>>

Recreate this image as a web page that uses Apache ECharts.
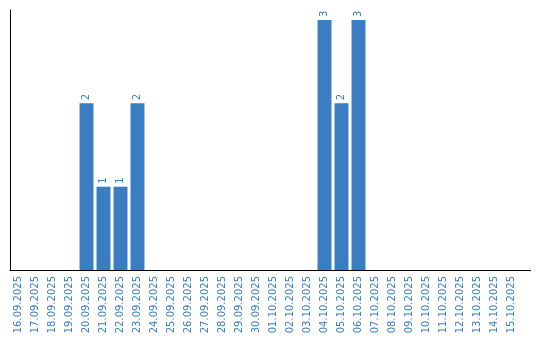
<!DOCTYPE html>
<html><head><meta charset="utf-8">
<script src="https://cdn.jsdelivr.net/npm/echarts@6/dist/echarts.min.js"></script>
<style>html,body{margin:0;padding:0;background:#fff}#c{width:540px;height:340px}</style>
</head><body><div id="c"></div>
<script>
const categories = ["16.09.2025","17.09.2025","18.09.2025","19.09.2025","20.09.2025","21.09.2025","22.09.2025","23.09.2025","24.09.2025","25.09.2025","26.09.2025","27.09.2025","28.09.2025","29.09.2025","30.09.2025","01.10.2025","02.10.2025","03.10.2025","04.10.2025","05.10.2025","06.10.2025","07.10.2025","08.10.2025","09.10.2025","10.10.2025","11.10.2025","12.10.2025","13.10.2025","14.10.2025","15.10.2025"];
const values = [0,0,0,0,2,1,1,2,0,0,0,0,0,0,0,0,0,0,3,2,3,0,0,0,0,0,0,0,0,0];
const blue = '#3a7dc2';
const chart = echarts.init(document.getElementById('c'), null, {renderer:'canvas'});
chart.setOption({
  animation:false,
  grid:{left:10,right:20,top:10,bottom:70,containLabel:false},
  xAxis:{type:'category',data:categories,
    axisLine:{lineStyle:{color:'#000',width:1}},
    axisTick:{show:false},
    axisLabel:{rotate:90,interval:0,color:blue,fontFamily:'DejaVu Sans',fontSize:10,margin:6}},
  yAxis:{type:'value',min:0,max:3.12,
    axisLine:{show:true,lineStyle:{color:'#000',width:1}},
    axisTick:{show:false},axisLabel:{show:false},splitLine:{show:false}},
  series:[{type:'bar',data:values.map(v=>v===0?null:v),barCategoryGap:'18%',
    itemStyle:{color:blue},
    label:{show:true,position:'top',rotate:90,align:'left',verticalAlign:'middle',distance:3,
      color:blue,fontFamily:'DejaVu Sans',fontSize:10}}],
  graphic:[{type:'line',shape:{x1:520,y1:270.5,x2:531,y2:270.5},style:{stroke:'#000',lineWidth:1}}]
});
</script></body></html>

<<
>>

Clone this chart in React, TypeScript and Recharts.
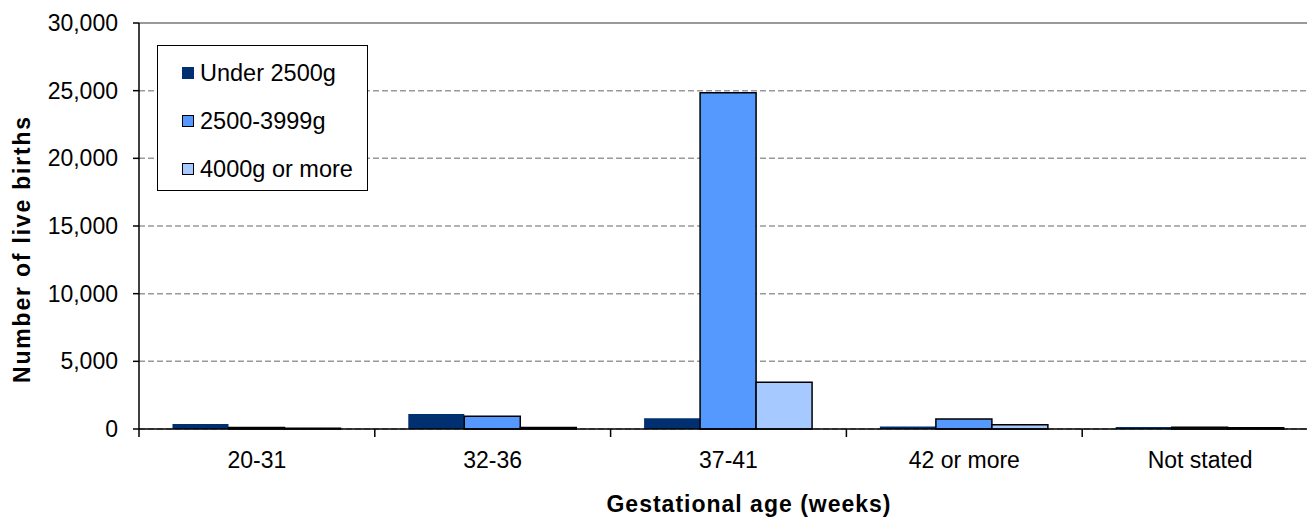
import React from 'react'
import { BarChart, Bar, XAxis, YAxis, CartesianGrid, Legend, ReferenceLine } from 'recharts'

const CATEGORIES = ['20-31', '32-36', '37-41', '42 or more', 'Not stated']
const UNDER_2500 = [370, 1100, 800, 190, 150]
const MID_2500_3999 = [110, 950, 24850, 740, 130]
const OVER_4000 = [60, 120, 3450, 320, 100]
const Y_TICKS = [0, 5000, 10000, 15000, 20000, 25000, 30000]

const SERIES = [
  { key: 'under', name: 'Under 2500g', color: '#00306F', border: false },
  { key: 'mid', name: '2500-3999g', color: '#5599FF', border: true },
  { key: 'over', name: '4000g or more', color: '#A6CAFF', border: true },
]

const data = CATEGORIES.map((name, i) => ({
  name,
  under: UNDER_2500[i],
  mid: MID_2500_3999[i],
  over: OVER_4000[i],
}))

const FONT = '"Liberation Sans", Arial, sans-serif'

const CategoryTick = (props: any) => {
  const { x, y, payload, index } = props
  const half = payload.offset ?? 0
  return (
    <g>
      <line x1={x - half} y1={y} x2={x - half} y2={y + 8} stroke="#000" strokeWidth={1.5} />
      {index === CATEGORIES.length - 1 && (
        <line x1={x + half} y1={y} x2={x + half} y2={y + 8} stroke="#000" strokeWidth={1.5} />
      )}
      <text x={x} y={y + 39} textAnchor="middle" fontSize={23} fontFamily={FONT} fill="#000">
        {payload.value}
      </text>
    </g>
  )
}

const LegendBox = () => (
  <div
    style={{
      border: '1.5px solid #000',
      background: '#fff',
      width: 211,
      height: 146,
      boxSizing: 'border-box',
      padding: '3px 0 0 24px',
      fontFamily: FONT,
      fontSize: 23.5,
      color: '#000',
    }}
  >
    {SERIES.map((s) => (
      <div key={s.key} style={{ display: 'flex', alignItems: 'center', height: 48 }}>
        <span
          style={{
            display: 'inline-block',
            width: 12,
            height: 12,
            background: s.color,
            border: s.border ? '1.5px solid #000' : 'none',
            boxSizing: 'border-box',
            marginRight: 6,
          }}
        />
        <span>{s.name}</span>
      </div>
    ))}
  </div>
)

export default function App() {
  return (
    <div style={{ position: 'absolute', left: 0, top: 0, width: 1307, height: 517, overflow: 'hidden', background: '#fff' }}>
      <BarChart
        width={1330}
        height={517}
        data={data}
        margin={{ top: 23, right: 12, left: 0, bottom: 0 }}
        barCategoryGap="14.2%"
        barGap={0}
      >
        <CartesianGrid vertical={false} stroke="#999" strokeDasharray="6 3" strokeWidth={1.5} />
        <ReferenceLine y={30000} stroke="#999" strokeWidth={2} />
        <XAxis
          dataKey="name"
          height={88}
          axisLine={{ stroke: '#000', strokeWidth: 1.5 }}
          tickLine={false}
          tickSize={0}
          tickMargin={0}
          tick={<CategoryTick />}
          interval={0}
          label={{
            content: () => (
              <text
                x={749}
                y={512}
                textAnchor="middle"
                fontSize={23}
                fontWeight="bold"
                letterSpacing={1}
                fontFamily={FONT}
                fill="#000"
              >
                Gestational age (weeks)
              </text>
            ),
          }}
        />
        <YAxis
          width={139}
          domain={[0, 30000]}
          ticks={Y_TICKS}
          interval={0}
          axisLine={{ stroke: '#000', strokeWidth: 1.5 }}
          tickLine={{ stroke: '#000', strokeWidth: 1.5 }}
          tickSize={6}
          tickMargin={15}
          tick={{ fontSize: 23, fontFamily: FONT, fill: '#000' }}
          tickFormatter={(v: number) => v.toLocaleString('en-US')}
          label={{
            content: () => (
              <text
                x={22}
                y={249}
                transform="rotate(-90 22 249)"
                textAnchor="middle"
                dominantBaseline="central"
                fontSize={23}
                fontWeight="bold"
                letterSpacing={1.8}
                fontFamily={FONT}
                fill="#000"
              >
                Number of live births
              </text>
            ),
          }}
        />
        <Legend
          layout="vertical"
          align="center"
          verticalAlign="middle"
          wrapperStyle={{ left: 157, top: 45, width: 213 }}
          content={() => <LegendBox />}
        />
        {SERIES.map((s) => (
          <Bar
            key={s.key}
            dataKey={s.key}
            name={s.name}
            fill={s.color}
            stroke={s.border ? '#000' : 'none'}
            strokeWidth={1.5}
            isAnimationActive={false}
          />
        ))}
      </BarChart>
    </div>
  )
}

<<
>>

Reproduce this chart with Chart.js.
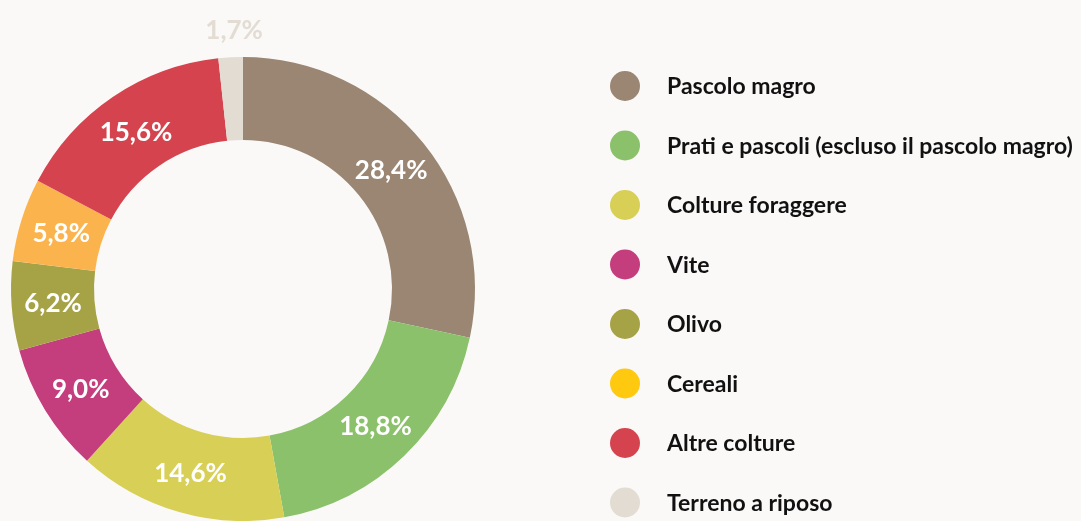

<<

### Work to do
Where a line holds "this", copy it out.

### Written answer
Recreate this image as a web page that uses Apache ECharts.
Clone this chart in React, TypeScript and Recharts.
Reproduce this chart with Chart.js.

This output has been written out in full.